* Data provided *

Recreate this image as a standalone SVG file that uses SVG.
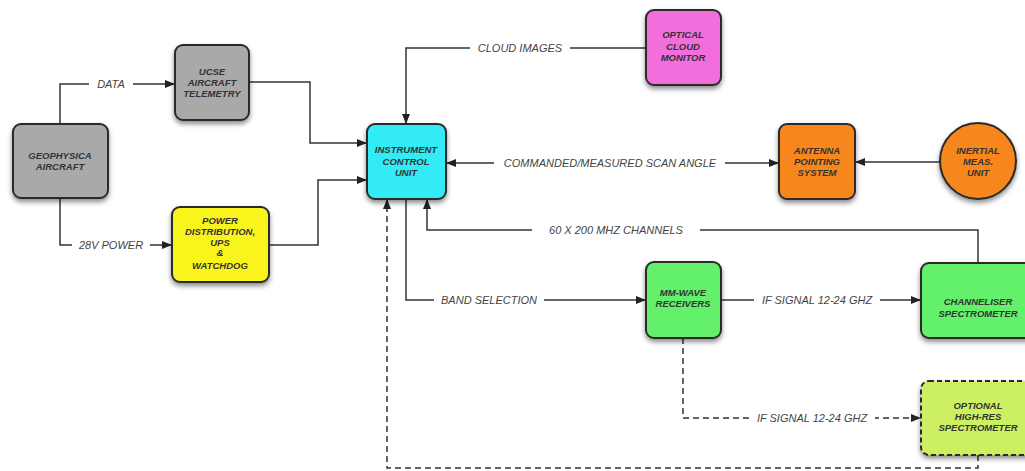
<svg xmlns="http://www.w3.org/2000/svg" width="1025" height="471" viewBox="0 0 1025 471">
<style>
.node{stroke:#2a2a2a;stroke-width:2;filter:url(#sh)}
.nt{font-family:"Liberation Sans",Arial,sans-serif;font-size:9.5px;font-weight:bold;font-style:italic;text-anchor:middle;fill:#333}
.ln{fill:none;stroke:#333;stroke-width:1.5}
.dl{fill:none;stroke:#333;stroke-width:1.5;stroke-dasharray:6 4}
.lb{font-family:"Liberation Sans",Arial,sans-serif;font-size:11px;font-style:italic;text-anchor:middle;fill:#444}
.bg{fill:#fff}
</style>
<defs>
<filter id="sh" x="-20%" y="-20%" width="140%" height="150%">
<feDropShadow dx="0" dy="3" stdDeviation="2.5" flood-color="#000" flood-opacity="0.45"/>
</filter>
<marker id="ah" viewBox="0 0 10 8" refX="10" refY="4" markerWidth="10" markerHeight="8" markerUnits="userSpaceOnUse" orient="auto-start-reverse">
<path d="M0,0 L10,4 L0,8 z" fill="#222"/>
</marker>
</defs>
<rect width="1025" height="471" fill="#fff"/>

<g id="connectors">
<path class="ln" d="M60,124 V84 H175" marker-end="url(#ah)"/>
<path class="ln" d="M60,198 V245 H172" marker-end="url(#ah)"/>
<path class="ln" d="M249,82 H310 V143 H367" marker-end="url(#ah)"/>
<path class="ln" d="M269,245 H318 V180 H367" marker-end="url(#ah)"/>
<path class="ln" d="M646,48 H406 V124" marker-end="url(#ah)"/>
<path class="ln" d="M446,163 H779" marker-start="url(#ah)" marker-end="url(#ah)"/>
<path class="ln" d="M940,162 H855" marker-end="url(#ah)"/>
<path class="ln" d="M978,263 V230 H427 V199" marker-end="url(#ah)"/>
<path class="ln" d="M406,199 V300 H646" marker-end="url(#ah)"/>
<path class="ln" d="M721,300 H921" marker-end="url(#ah)"/>
<path class="dl" d="M683,338 V418 H921" marker-end="url(#ah)"/>
<path class="dl" d="M978,455 V468 H387 V199" marker-end="url(#ah)"/>

<rect class="bg" x="89" y="76" width="44" height="16"/>
<text class="lb" x="111" y="88">DATA</text>
<rect class="bg" x="72" y="237" width="78" height="16"/>
<text class="lb" x="111" y="249">28V POWER</text>
<rect class="bg" x="470" y="40" width="100" height="16"/>
<text class="lb" x="520" y="52">CLOUD IMAGES</text>
<rect class="bg" x="494" y="155" width="231" height="16"/>
<text class="lb" x="610" y="167">COMMANDED/MEASURED SCAN ANGLE</text>
<rect class="bg" x="532" y="222" width="168" height="16"/>
<text class="lb" x="616" y="234">60 X 200 MHZ CHANNELS</text>
<rect class="bg" x="434" y="292" width="110" height="16"/>
<text class="lb" x="489" y="304">BAND SELECTION</text>
<rect class="bg" x="754" y="292" width="126" height="16"/>
<text class="lb" x="817" y="304">IF SIGNAL 12-24 GHZ</text>
<rect class="bg" x="749" y="410" width="126" height="16"/>
<text class="lb" x="812" y="422">IF SIGNAL 12-24 GHZ</text>
</g>

<g id="geophysica">
<rect class="node" x="13" y="124" width="95" height="74" rx="8" fill="#a9a9a9"/>
<text class="nt" x="60" y="159">GEOPHYSICA</text>
<text class="nt" x="60" y="170">AIRCRAFT</text>
</g>
<g id="ucse">
<rect class="node" x="175" y="45" width="74" height="75" rx="8" fill="#a9a9a9"/>
<text class="nt" x="212" y="75">UCSE</text>
<text class="nt" x="212" y="86">AIRCRAFT</text>
<text class="nt" x="212" y="97">TELEMETRY</text>
</g>
<g id="power">
<rect class="node" x="172" y="207" width="97" height="75" rx="8" fill="#f9f51a"/>
<text class="nt" x="220" y="224">POWER</text>
<text class="nt" x="220" y="235">DISTRIBUTION,</text>
<text class="nt" x="220" y="246">UPS</text>
<text class="nt" x="220" y="256">&amp;</text>
<text class="nt" x="220" y="269">WATCHDOG</text>
</g>
<g id="icu">
<rect class="node" x="367" y="124" width="79" height="75" rx="8" fill="#30ebf5"/>
<text class="nt" x="406" y="153">INSTRUMENT</text>
<text class="nt" x="406" y="165">CONTROL</text>
<text class="nt" x="406" y="176">UNIT</text>
</g>
<g id="ocm">
<rect class="node" x="646" y="10" width="75" height="75" rx="8" fill="#f26edc"/>
<text class="nt" x="683" y="38">OPTICAL</text>
<text class="nt" x="683" y="50">CLOUD</text>
<text class="nt" x="683" y="61">MONITOR</text>
</g>
<g id="antenna">
<rect class="node" x="779" y="124" width="76" height="75" rx="8" fill="#f7871e"/>
<text class="nt" x="817" y="154">ANTENNA</text>
<text class="nt" x="817" y="165">POINTING</text>
<text class="nt" x="817" y="176">SYSTEM</text>
</g>
<g id="imu">
<circle class="node" cx="978" cy="161" r="38" fill="#f7871e"/>
<text class="nt" x="978" y="154">INERTIAL</text>
<text class="nt" x="978" y="165">MEAS.</text>
<text class="nt" x="978" y="176">UNIT</text>
</g>
<g id="mmwave">
<rect class="node" x="646" y="262" width="75" height="76" rx="8" fill="#64f06a"/>
<text class="nt" x="683" y="296">MM-WAVE</text>
<text class="nt" x="683" y="307">RECEIVERS</text>
</g>
<g id="channeliser">
<rect class="node" x="921" y="263" width="114" height="75" rx="8" fill="#64f06a"/>
<text class="nt" x="978" y="305">CHANNELISER</text>
<text class="nt" x="978" y="317">SPECTROMETER</text>
</g>
<g id="optional">
<rect class="node" x="921" y="381" width="114" height="74" rx="8" fill="#cdf062" stroke-dasharray="5 3"/>
<text class="nt" x="978" y="409">OPTIONAL</text>
<text class="nt" x="978" y="420">HIGH-RES</text>
<text class="nt" x="978" y="431">SPECTROMETER</text>
</g>
</svg>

* Prompt *
Quote the listing above in full, except for the pictures.

* Full solution *
Recreate this image as a standalone SVG file that uses SVG.
<svg xmlns="http://www.w3.org/2000/svg" width="1025" height="471" viewBox="0 0 1025 471">
<style>
.node{stroke:#2a2a2a;stroke-width:2;filter:url(#sh)}
.nt{font-family:"Liberation Sans",Arial,sans-serif;font-size:9.5px;font-weight:bold;font-style:italic;text-anchor:middle;fill:#333}
.ln{fill:none;stroke:#333;stroke-width:1.5}
.dl{fill:none;stroke:#333;stroke-width:1.5;stroke-dasharray:6 4}
.lb{font-family:"Liberation Sans",Arial,sans-serif;font-size:11px;font-style:italic;text-anchor:middle;fill:#444}
.bg{fill:#fff}
</style>
<defs>
<filter id="sh" x="-20%" y="-20%" width="140%" height="150%">
<feDropShadow dx="0" dy="3" stdDeviation="2.5" flood-color="#000" flood-opacity="0.45"/>
</filter>
<marker id="ah" viewBox="0 0 10 8" refX="10" refY="4" markerWidth="10" markerHeight="8" markerUnits="userSpaceOnUse" orient="auto-start-reverse">
<path d="M0,0 L10,4 L0,8 z" fill="#222"/>
</marker>
</defs>
<rect width="1025" height="471" fill="#fff"/>

<g id="connectors">
<path class="ln" d="M60,124 V84 H175" marker-end="url(#ah)"/>
<path class="ln" d="M60,198 V245 H172" marker-end="url(#ah)"/>
<path class="ln" d="M249,82 H310 V143 H367" marker-end="url(#ah)"/>
<path class="ln" d="M269,245 H318 V180 H367" marker-end="url(#ah)"/>
<path class="ln" d="M646,48 H406 V124" marker-end="url(#ah)"/>
<path class="ln" d="M446,163 H779" marker-start="url(#ah)" marker-end="url(#ah)"/>
<path class="ln" d="M940,162 H855" marker-end="url(#ah)"/>
<path class="ln" d="M978,263 V230 H427 V199" marker-end="url(#ah)"/>
<path class="ln" d="M406,199 V300 H646" marker-end="url(#ah)"/>
<path class="ln" d="M721,300 H921" marker-end="url(#ah)"/>
<path class="dl" d="M683,338 V418 H921" marker-end="url(#ah)"/>
<path class="dl" d="M978,455 V468 H387 V199" marker-end="url(#ah)"/>

<rect class="bg" x="89" y="76" width="44" height="16"/>
<text class="lb" x="111" y="88">DATA</text>
<rect class="bg" x="72" y="237" width="78" height="16"/>
<text class="lb" x="111" y="249">28V POWER</text>
<rect class="bg" x="470" y="40" width="100" height="16"/>
<text class="lb" x="520" y="52">CLOUD IMAGES</text>
<rect class="bg" x="494" y="155" width="231" height="16"/>
<text class="lb" x="610" y="167">COMMANDED/MEASURED SCAN ANGLE</text>
<rect class="bg" x="532" y="222" width="168" height="16"/>
<text class="lb" x="616" y="234">60 X 200 MHZ CHANNELS</text>
<rect class="bg" x="434" y="292" width="110" height="16"/>
<text class="lb" x="489" y="304">BAND SELECTION</text>
<rect class="bg" x="754" y="292" width="126" height="16"/>
<text class="lb" x="817" y="304">IF SIGNAL 12-24 GHZ</text>
<rect class="bg" x="749" y="410" width="126" height="16"/>
<text class="lb" x="812" y="422">IF SIGNAL 12-24 GHZ</text>
</g>

<g id="geophysica">
<rect class="node" x="13" y="124" width="95" height="74" rx="8" fill="#a9a9a9"/>
<text class="nt" x="60" y="159">GEOPHYSICA</text>
<text class="nt" x="60" y="170">AIRCRAFT</text>
</g>
<g id="ucse">
<rect class="node" x="175" y="45" width="74" height="75" rx="8" fill="#a9a9a9"/>
<text class="nt" x="212" y="75">UCSE</text>
<text class="nt" x="212" y="86">AIRCRAFT</text>
<text class="nt" x="212" y="97">TELEMETRY</text>
</g>
<g id="power">
<rect class="node" x="172" y="207" width="97" height="75" rx="8" fill="#f9f51a"/>
<text class="nt" x="220" y="224">POWER</text>
<text class="nt" x="220" y="235">DISTRIBUTION,</text>
<text class="nt" x="220" y="246">UPS</text>
<text class="nt" x="220" y="256">&amp;</text>
<text class="nt" x="220" y="269">WATCHDOG</text>
</g>
<g id="icu">
<rect class="node" x="367" y="124" width="79" height="75" rx="8" fill="#30ebf5"/>
<text class="nt" x="406" y="153">INSTRUMENT</text>
<text class="nt" x="406" y="165">CONTROL</text>
<text class="nt" x="406" y="176">UNIT</text>
</g>
<g id="ocm">
<rect class="node" x="646" y="10" width="75" height="75" rx="8" fill="#f26edc"/>
<text class="nt" x="683" y="38">OPTICAL</text>
<text class="nt" x="683" y="50">CLOUD</text>
<text class="nt" x="683" y="61">MONITOR</text>
</g>
<g id="antenna">
<rect class="node" x="779" y="124" width="76" height="75" rx="8" fill="#f7871e"/>
<text class="nt" x="817" y="154">ANTENNA</text>
<text class="nt" x="817" y="165">POINTING</text>
<text class="nt" x="817" y="176">SYSTEM</text>
</g>
<g id="imu">
<circle class="node" cx="978" cy="161" r="38" fill="#f7871e"/>
<text class="nt" x="978" y="154">INERTIAL</text>
<text class="nt" x="978" y="165">MEAS.</text>
<text class="nt" x="978" y="176">UNIT</text>
</g>
<g id="mmwave">
<rect class="node" x="646" y="262" width="75" height="76" rx="8" fill="#64f06a"/>
<text class="nt" x="683" y="296">MM-WAVE</text>
<text class="nt" x="683" y="307">RECEIVERS</text>
</g>
<g id="channeliser">
<rect class="node" x="921" y="263" width="114" height="75" rx="8" fill="#64f06a"/>
<text class="nt" x="978" y="305">CHANNELISER</text>
<text class="nt" x="978" y="317">SPECTROMETER</text>
</g>
<g id="optional">
<rect class="node" x="921" y="381" width="114" height="74" rx="8" fill="#cdf062" stroke-dasharray="5 3"/>
<text class="nt" x="978" y="409">OPTIONAL</text>
<text class="nt" x="978" y="420">HIGH-RES</text>
<text class="nt" x="978" y="431">SPECTROMETER</text>
</g>
</svg>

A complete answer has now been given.